The Shkval torpedo remains one of the most top-secret Russian military designs. Although it has been in operation for nearly 40 years, some of its technical characteristics continue to be classified. It is therefore not surprising that Shkval-related documents featured in an early 2000s spy scandal involving U.S. businessman Edmond Pope.
Most attempts to replicate this torpedo abroad have failed. It was only in 2005 that the German Navy received an underwater rocket with specifications close to those of the Shkval, although even that failed to beat the Russian equivalent in terms of speed.

Cold War legacy in the 21st century

Like many other military designs that originated in the Cold War, the Shkval has outlived the Soviet-U.S. global confrontation. It was originally created as a Soviet response to the development of U.S. naval air defence. Soviet aviation was no match for the powerful American navy and reactive torpedoes emerged as critical know-how aimed to overcome that deficiency.
The Shkval still remains popular as an effective anti-naval weapon. Russian designers developed a dedicated export version of the torpedo in 1992, which is somewhat inferior to the original in terms of its range and speed but is still superior to foreign equivalents.

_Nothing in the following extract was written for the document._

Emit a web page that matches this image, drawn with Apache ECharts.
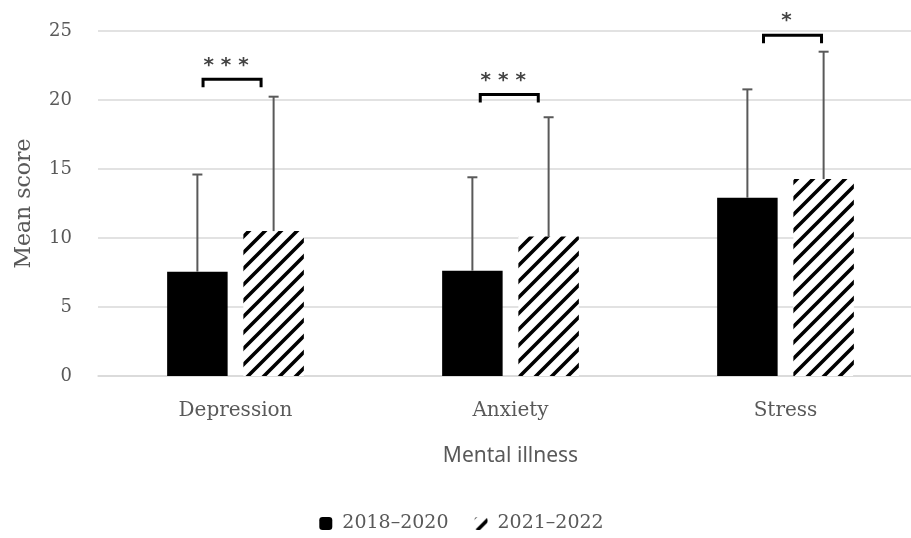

Yet the Shkval has considerable potential for improvement. It has a relatively short firing range and the depth capability of its carrier is limited. This makes a Shkval-enabled submarine susceptible to active enemy defence. A torpedo travelling at a high speed generates noise that makes it easy to detect it. Finally, it does not have a homing guidance system. It is most likely that all these considerations have been taken into account in the development of the ‘Khishchnik,’ given that technology has achieved great leaps forward. Things that were technically impossible 40 years are quite achievable today.